Given problem
From the first line of the data below through the line bearing "width=0.9pt] (T1) -- (T2);", reproduce each line exactly; do not include pictures.

Data lines
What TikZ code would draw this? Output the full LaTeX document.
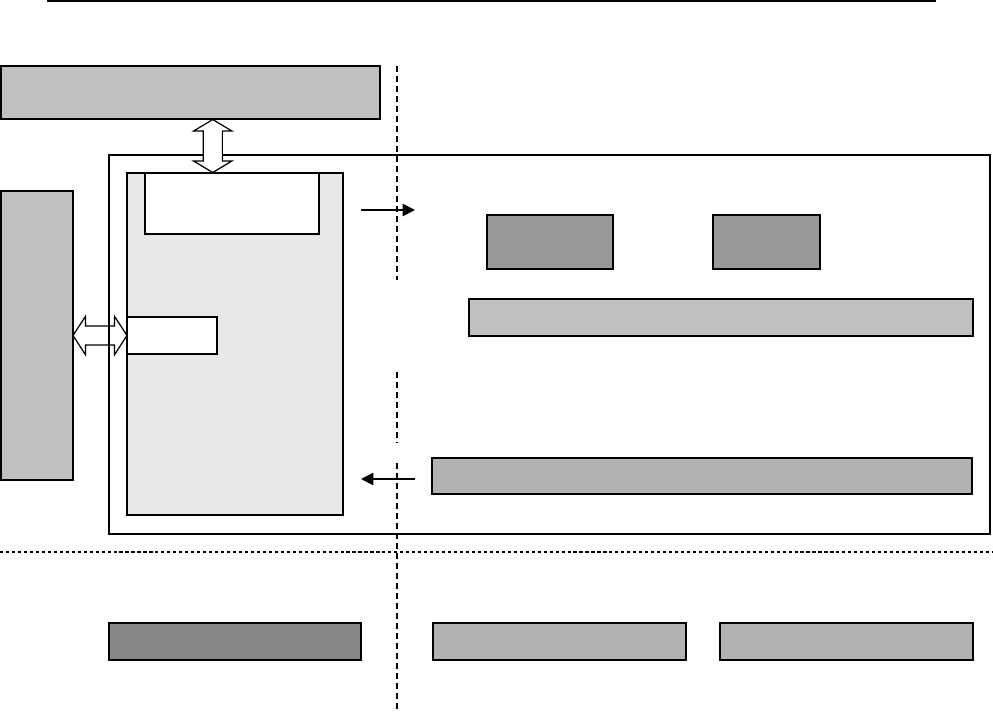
\documentclass[tikz,border=0pt]{standalone}
\usepackage{tikz}
\usetikzlibrary{calc,shapes.arrows,arrows.meta}

\definecolor{lgray}{HTML}{C0C0C0}
\definecolor{mgray}{HTML}{B2B2B2}
\definecolor{dgray}{HTML}{999999}
\definecolor{xgray}{HTML}{868686}
\definecolor{pgray}{HTML}{E8E8E8}

\tikzset{
  box/.style={draw, line width=1.1pt, inner sep=0pt, outer sep=0pt},
  thinbox/.style={draw, line width=0.8pt, inner sep=0pt, outer sep=0pt, fill=white},
  dbl/.style={double arrow, draw, line width=0.7pt, inner xsep=0pt, inner ysep=0.18cm,
    minimum width=0.74cm, double arrow head extend=0.19cm},
  sep/.style={line width=0.8pt, dash pattern=on 3.4pt off 2.3pt},
  dotsep/.style={line width=1.6pt, dash pattern=on 1.8pt off 1.6pt}
}

\begin{document}
\begin{tikzpicture}[x=0.02cm, y=-0.02cm, >={Triangle[length=7pt,width=7pt]}]
\useasboundingbox (0,0) rectangle (993,712);

\coordinate (T1) at (47,1);
\coordinate (T2) at (936,1);
\draw[line width=0.9pt] (T1) -- (T2);

\node[box, fill=lgray, minimum width=7.58cm, minimum height=1.06cm] (host) at (190.5,92.5) {};
\node[box, fill=lgray, minimum width=1.44cm, minimum height=5.78cm] (ext) at (37,335.5) {};
\node[box, minimum width=17.62cm, minimum height=7.58cm] (board) at (549.5,344.5) {};
\node[box, fill=pgray, minimum width=4.32cm, minimum height=6.84cm] (mcu) at (235,344) {};
\node[thinbox, minimum width=3.48cm, minimum height=1.22cm] (mem) at (232,203.5) {};
\node[box, fill=white, minimum width=1.8cm, minimum height=0.74cm] (port) at (172,335.5) {};

\node[box, fill=dgray, minimum width=2.52cm, minimum height=1.08cm] (blkA) at (550,242) {};
\node[box, fill=dgray, minimum width=2.14cm, minimum height=1.08cm] (blkB) at (766.5,242) {};
\node[box, fill=lgray, minimum width=10.08cm, minimum height=0.74cm] (barA) at (721,317.5) {};
\node[box, fill=mgray, minimum width=10.8cm, minimum height=0.72cm] (barB) at (702,476) {};

\node[box, fill=xgray, minimum width=5.04cm, minimum height=0.74cm] (botA) at (235,641.5) {};
\node[box, fill=mgray, minimum width=5.06cm, minimum height=0.74cm] (botB) at (559.5,641.5) {};
\node[box, fill=mgray, minimum width=5.06cm, minimum height=0.74cm] (botC) at (846.5,641.5) {};

\node[dbl, fill=white, rotate=90, minimum height=1.06cm, double arrow tip angle=118]
  (busV) at ($(host.south)!0.5!(mcu.north)$) {};
\node[dbl, minimum height=1.08cm, double arrow tip angle=114]
  (busH) at ($(ext.east)!0.5!(port.west)$) {};

\coordinate (R1) at (361,210);
\coordinate (R2) at (415,210);
\coordinate (L1) at (415,479);
\coordinate (L2) at (361,479);
\draw[->, line width=1pt] (R1) -- (R2);
\draw[->, line width=1pt] (L1) -- (L2);

\coordinate (V0) at (397,66);
\coordinate (V1) at (397,280);
\coordinate (V2) at (397,372);
\coordinate (V3) at (397,443);
\coordinate (V4) at (397,463);
\coordinate (V5) at (397,712);
\draw[sep] (V0) -- (V1);
\draw[sep] (V2) -- (V3);
\draw[sep] (V4) -- (V5);

\coordinate (H1) at (0,552);
\coordinate (H2) at (993,552);
\draw[dotsep] (H1) -- (H2);
\end{tikzpicture}
\end{document}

Solution to this problem
What TikZ code would draw this? Output the full LaTeX document.
\documentclass[tikz,border=0pt]{standalone}
\usepackage{tikz}
\usetikzlibrary{calc,shapes.arrows,arrows.meta}

\definecolor{lgray}{HTML}{C0C0C0}
\definecolor{mgray}{HTML}{B2B2B2}
\definecolor{dgray}{HTML}{999999}
\definecolor{xgray}{HTML}{868686}
\definecolor{pgray}{HTML}{E8E8E8}

\tikzset{
  box/.style={draw, line width=1.1pt, inner sep=0pt, outer sep=0pt},
  thinbox/.style={draw, line width=0.8pt, inner sep=0pt, outer sep=0pt, fill=white},
  dbl/.style={double arrow, draw, line width=0.7pt, inner xsep=0pt, inner ysep=0.18cm,
    minimum width=0.74cm, double arrow head extend=0.19cm},
  sep/.style={line width=0.8pt, dash pattern=on 3.4pt off 2.3pt},
  dotsep/.style={line width=1.6pt, dash pattern=on 1.8pt off 1.6pt}
}

\begin{document}
\begin{tikzpicture}[x=0.02cm, y=-0.02cm, >={Triangle[length=7pt,width=7pt]}]
\useasboundingbox (0,0) rectangle (993,712);

\coordinate (T1) at (47,1);
\coordinate (T2) at (936,1);
\draw[line width=0.9pt] (T1) -- (T2);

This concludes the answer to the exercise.